John. Hang in there buddy and be strong. For yourself, but also for Twilight, and I guess myself too. I'm truly sorry that you're met with such opposition and dislike. Also, if you need to, it's okay to cry every once and while. More importantly however, you need to talk to someone. Maybe write a letter to the princess?
This was another good chapter Bubble, but man. That ending. As you can tell above, this has really got a pretty good vice grip over my heart strings. I feel so sad for John. I think the reason why is that given the opportunity, I probably would have done the same. I probably would have left Earth and traveled to the dimension/universe that Equestria resides in too. Look at the state our planet is in right now. It is utterly, and horribly a mess. I can look at the world's problems and see so many simple and peaceful ways to fix some of those problems, but given with how cruel life can be, things are not that simple to fix.
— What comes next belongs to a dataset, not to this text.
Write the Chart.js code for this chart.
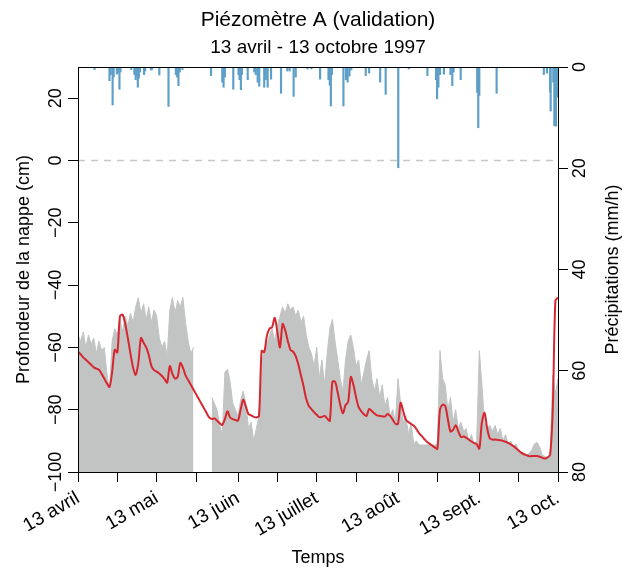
<!DOCTYPE html>
<html lang="fr">
<head>
<meta charset="utf-8">
<title>Piézomètre A (validation)</title>
<script src="https://cdn.jsdelivr.net/npm/chart.js@4.4.1/dist/chart.umd.min.js"></script>
<style>
  html, body { margin: 0; padding: 0; background: #fff; }
  #wrap { width: 622px; height: 570px; }
</style>
</head>
<body>
<div id="wrap"><canvas id="piezoChart" width="622" height="570"></canvas></div>
<script>
// Axe du temps : jours écoulés depuis le 13 avril 1997
const tickDays = [0, 15, 30, 45, 61, 76, 91, 106, 122, 137, 153, 168, 183];
const labelDays = [0, 30, 61, 91, 122, 153, 183];
const labelTexts = ['13 avril', '13 mai', '13 juin', '13 juillet', '13 août', '13 sept.', '13 oct.'];
const depthTicks = [-100, -80, -60, -40, -20, 0, 20];
const rainTicks = [0, 20, 40, 60, 80];

// Niveau observé de la nappe (cm), un point par jour
const observedDepth = [
  -61.4, -62.2, -63.2, -64, -64.8, -65.6, -66.4, -66.8, -67.2, -68.5,
  -70, -71.5, -72.7, -68, -60.8, -61.6, -50, -49.5, -52.5, -57,
  -62, -66.5, -68.8, -65, -57, -58.5, -60, -62.5, -66, -67.3,
  -67.8, -68.4, -69.2, -70.2, -71.3, -66, -68.5, -70, -69.5, -65,
  -66.5, -69, -70.5, -72, -73.5, -75, -76.5, -78, -79.5, -81,
  -82.5, -83, -82.8, -83.5, -84.3, -84.9, -83, -80.5, -82.5, -83,
  -83.3, -83.5, -80, -76.8, -79, -81.4, -81.8, -82.3, -82.5, -82,
  -61.1, -61.5, -56.3, -54, -53.5, -50.5, -55, -60, -52.5, -54.5,
  -58, -60.8, -61.4, -62.8, -65.5, -69, -72.5, -76.5, -78.8, -79.8,
  -80.8, -81.6, -82.4, -82.3, -82, -82.8, -83.6, -71, -71, -74.5,
  -78.5, -81.2, -78.5, -77.5, -69.5, -72, -76, -79.2, -80.5, -81.5,
  -82, -79.8, -80.4, -81.2, -81.8, -82, -82.1, -82.2, -81.4, -82,
  -83.2, -84.5, -84.5, -77.8, -80.5, -83.2, -84, -84.6, -85.1, -86.2,
  -87.5, -88.4, -89.4, -90.3, -90.9, -91.5, -92.1, -92.6, -80, -78.4,
  -78.8, -83, -87, -86.5, -85, -87, -88.8, -88.6, -89, -89.6,
  -90.2, -90.7, -91.1, -92.5, -84, -81, -86, -89.2, -89.6, -89.6,
  -89.7, -89.8, -90, -90.3, -90.7, -91.1, -91.7, -92.4, -93.1, -93.8,
  -94.3, -94.6, -94.9, -94.9, -94.9, -94.9, -95.1, -95.4, -95.7, -95.3,
  -94.5, -80, -45, -44
];

// Enveloppe des simulations (cm), null = pas de données
const simulatedDepth = [
  -56, -58, -55, -60, -56, -59, -57, -62, -58, -61,
  -60, -68, -74, -58, -54, -56, -51, -55, -50, -53,
  -49, -52, -47, -44, -49, -46, -51, -47, -52, -48,
  -50, -57, -60, -58, -63, -48, -44, -49, -45, -47,
  -44, -52, -58, -62, -60, null, null, null, null, null,
  null, -76, -78, -80, -85, -88, -68, -67, -71, -78,
  -80, -82, -77, -74, -78, -86, -84, -90, -86, -82,
  -65, -61, -59, -56, -54, -58, -53, -50, -47, -49,
  -46, -48, -47, -50, -48, -52, -50, -56, -60, -62,
  -66, -60, -70, -64, -72, -62, -54, -51, -58, -64,
  -70, -74, -64, -58, -56, -60, -66, -64, -72, -68,
  -64, -61, -70, -74, -70, -76, -72, -79, -76, -82,
  -80, -84, -70, -78, -84, -82, -88, -84, -91, -90,
  -91.3, -91.3, -91.3, -91.3, -91.3, -91.3, -91.3, -91.3, -61, -70,
  -72, -80, -76, -84, -80, -86, -84, -87, -86, -90,
  -88, -91, -90, -61, -72, -84, -86, -85, -87, -85,
  -88, -86, -90, -88, -91, -90, -92, -91, -93, -94,
  -94, -94.5, -94, -93, -91, -90.5, -92, -94.5, -95, -95.5,
  -95, -69, -75, -70
];

// Précipitations (mm/h) : instant (jour) et intensité
const rainDays = [
  6.3, 12.0, 12.5, 13.2, 13.6, 14.8, 15.3, 15.8, 16.2, 20.3,
  21.5, 22.0, 22.4, 22.8, 23.2, 23.6, 25.2, 25.6, 27.8, 28.2,
  31.0, 34.5, 37.3, 37.8, 38.3, 38.8, 39.8, 50.7, 55.0, 55.5,
  56.0, 59.2, 61.2, 61.6, 62.1, 62.5, 64.7, 67.2, 67.8, 68.5,
  69.1, 71.0, 71.6, 72.3, 73.6, 77.4, 79.8, 80.7, 82.2, 83.0,
  87.5, 89.0, 92.3, 95.5, 96.0, 96.4, 96.8, 101.2, 102.2, 102.8,
  103.5, 104.2, 109.7, 111.0, 115.2, 117.3, 122.1, 126.1, 133.2, 136.5,
  136.9, 137.4, 138.0, 139.5, 142.0, 142.7, 143.2, 145.9, 152.2, 152.6,
  153.0, 159.6, 177.6, 178.8, 180.0, 180.2, 181.2, 181.6, 182.2, 182.6
];
const rainMm = [
  0.5, 2.7, 1.5, 7.5, 2.0, 1.4, 1.2, 4.4, 1.0, 0.5,
  1.5, 2.5, 1.8, 4.0, 2.2, 1.0, 1.5, 0.8, 0.6, 0.5,
  1.6, 7.8, 1.5, 2.0, 3.7, 1.0, 0.5, 1.7, 3.0, 4.0,
  2.0, 4.4, 1.5, 2.5, 4.5, 1.5, 2.5, 1.0, 1.5, 3.0,
  3.8, 4.0, 2.5, 4.0, 2.4, 5.2, 0.8, 0.8, 5.8, 2.0,
  0.4, 0.4, 2.4, 2.5, 3.6, 7.7, 1.5, 7.7, 2.5, 3.0,
  1.8, 0.6, 1.7, 1.2, 3.0, 5.4, 19.9, 0.4, 1.7, 2.5,
  6.3, 4.0, 1.5, 1.4, 1.5, 3.7, 1.0, 2.5, 5.0, 12.0,
  5.6, 5.2, 1.5, 1.2, 5.0, 8.7, 3.0, 11.6, 11.7, 6.0
];

const FONT = '"Liberation Sans", Arial, Helvetica, sans-serif';
Chart.defaults.font.family = FONT;
Chart.defaults.color = '#000';

function dayPoints(values) {
  return values.map((v, i) => ({ x: i, y: v }));
}

// Titres, étiquettes verticales des axes y et cadre
const decorPlugin = {
  id: 'decor',
  afterDraw(chart) {
    const { ctx, chartArea: a, scales } = chart;
    ctx.save();
    ctx.strokeStyle = '#000';
    ctx.lineWidth = 1;
    ctx.strokeRect(a.left + 0.5, a.top + 0.5, a.right - a.left, a.bottom - a.top);

    ctx.fillStyle = '#000';
    ctx.textAlign = 'center';
    ctx.textBaseline = 'alphabetic';
    ctx.font = '21px ' + FONT;
    ctx.fillText('Piézomètre A (validation)', (a.left + a.right) / 2, 26);
    ctx.font = '19px ' + FONT;
    ctx.fillText('13 avril - 13 octobre 1997', (a.left + a.right) / 2, 53);
    ctx.font = '18px ' + FONT;
    ctx.fillText('Temps', (a.left + a.right) / 2, 563);

    const midY = (a.top + a.bottom) / 2;
    const vertical = (text, x, y, baseline) => {
      ctx.save();
      ctx.translate(x, y);
      ctx.rotate(-Math.PI / 2);
      ctx.textBaseline = baseline;
      ctx.fillText(text, 0, 0);
      ctx.restore();
    };
    vertical('Profondeur de la nappe (cm)', 29, midY, 'alphabetic');
    vertical('Précipitations (mm/h)', 604, midY, 'top');

    depthTicks.forEach(v => {
      const label = v < 0 ? '\u2212' + Math.abs(v) : String(v);
      vertical(label, 61, scales.yDepth.getPixelForValue(v), 'alphabetic');
    });
    rainTicks.forEach(v => {
      vertical(String(v), 585, scales.yRain.getPixelForValue(v), 'alphabetic');
    });
    ctx.restore();
  }
};

const tickGrid = {
  drawOnChartArea: false,
  drawTicks: true,
  tickLength: 10,
  offset: false,
  color: '#000',
  lineWidth: 1
};

new Chart(document.getElementById('piezoChart'), {
  data: {
    datasets: [
      {
        type: 'line',
        label: 'Simulations',
        data: dayPoints(simulatedDepth),
        yAxisID: 'yDepth',
        borderColor: '#c2c4c3',
        backgroundColor: '#c2c4c3',
        borderWidth: 1,
        pointRadius: 0,
        tension: 0,
        spanGaps: false,
        fill: 'start',
        order: 4
      },
      {
        type: 'line',
        label: 'Référence',
        data: [{ x: 0, y: 0 }, { x: 183, y: 0 }],
        yAxisID: 'yDepth',
        borderColor: '#c8c8c8',
        borderWidth: 1.4,
        borderDash: [7, 6],
        pointRadius: 0,
        fill: false,
        order: 3
      },
      {
        type: 'bar',
        label: 'Précipitations',
        data: rainDays.map((d, i) => ({ x: d, y: rainMm[i] })),
        yAxisID: 'yRain',
        backgroundColor: '#5e9fc8',
        barThickness: 1.5,
        order: 2
      },
      {
        type: 'line',
        label: 'Observé',
        data: dayPoints(observedDepth),
        yAxisID: 'yDepth',
        borderColor: '#d62730',
        borderWidth: 2,
        pointRadius: 0,
        tension: 0.3,
        fill: false,
        order: 1
      }
    ]
  },
  options: {
    responsive: false,
    animation: false,
    devicePixelRatio: 1,
    layout: { padding: { top: 67, left: 0, right: 0, bottom: 0 } },
    plugins: {
      legend: { display: false },
      tooltip: { enabled: false }
    },
    scales: {
      x: {
        type: 'linear',
        min: 0,
        max: 183,
        offset: false,
        afterBuildTicks: s => { s.ticks = tickDays.map(v => ({ value: v })); },
        afterFit: s => { s.height = 98; },
        grid: tickGrid,
        border: { display: false },
        ticks: {
          autoSkip: false,
          minRotation: 30,
          maxRotation: 30,
          padding: 5,
          font: { size: 19 },
          callback: v => {
            const i = labelDays.indexOf(v);
            return i >= 0 ? labelTexts[i] : '';
          }
        }
      },
      yDepth: {
        type: 'linear',
        position: 'left',
        min: -100,
        max: 30,
        afterBuildTicks: s => { s.ticks = depthTicks.map(v => ({ value: v })); },
        afterFit: s => { s.width = 78; },
        grid: tickGrid,
        border: { display: false },
        ticks: { display: false }
      },
      yRain: {
        type: 'linear',
        position: 'right',
        min: 0,
        max: 80,
        reverse: true,
        afterBuildTicks: s => { s.ticks = rainTicks.map(v => ({ value: v })); },
        afterFit: s => { s.width = 64; },
        grid: tickGrid,
        border: { display: false },
        ticks: { display: false }
      }
    }
  },
  plugins: [decorPlugin]
});
</script>
</body>
</html>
And I'm sorry to say this, but I don't exactly agree with Rarity's judgment of him. Can I see where she's coming from? Of course! What I don't like about her judgement of him, is the fact that she says that he threw away his life on Earth. No, he did not. I think she should think from his point of view. Before Twilight got him out of his funk, he was still trying to come to terms with the loss of his sister, he worked at a job where no one cared about him at all (if I'm remembering correctly), and when Twilight did come to Earth, she filled in the role as his sister. His sister was extremely close to him, and to have another individual fill in that gap, is a very good healing process. With that in mind, let's say that John did decide to stay on Earth and not go to Equestria. Sure he probably could have started a pretty good life for himself, but would he have been truly happy? They say that home is where the heart is. For John, I think home was where ever Twilight was, considering she's his proxy sister. As Atticus from To Kill A Mocking Bird once said, "You never really understand a person until you consider thing from his point of view...Until you climb inside of skin and walk around in it." Rarity needs to do this...badly.
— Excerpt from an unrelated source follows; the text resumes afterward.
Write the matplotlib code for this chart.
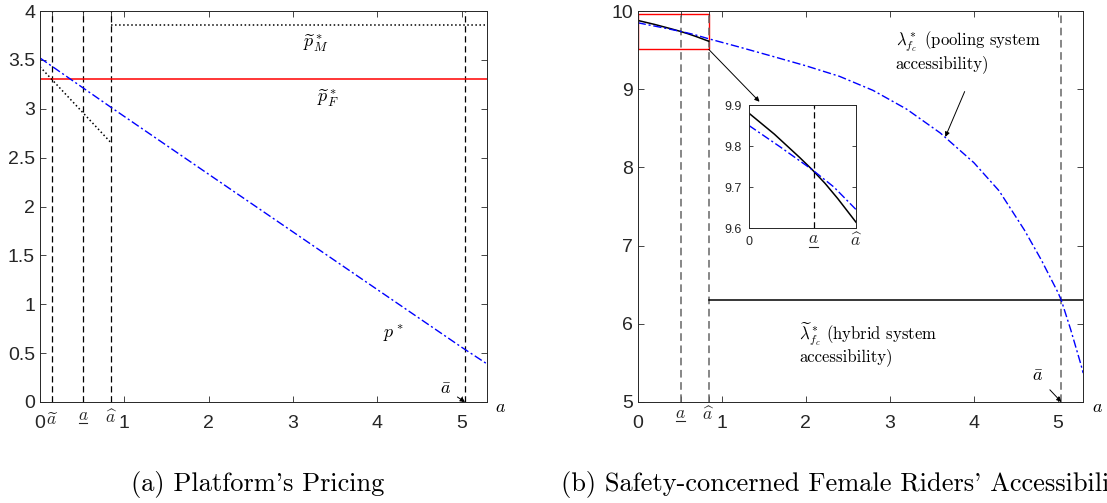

Sorry about that rant there Bubble. I don't know exactly what all of the emotions raging through me are, but that last bit of dialogue hit me pretty hard. That's good though! It got me thinking about both sides of the argument. Another excellent chapter, and as you know by now, I look forward to the next one!
~ Super-Brony12
4332119 Thank you! I was trying my best to actually bring the argument to light in a convincing way, and I'm glad it did it for you.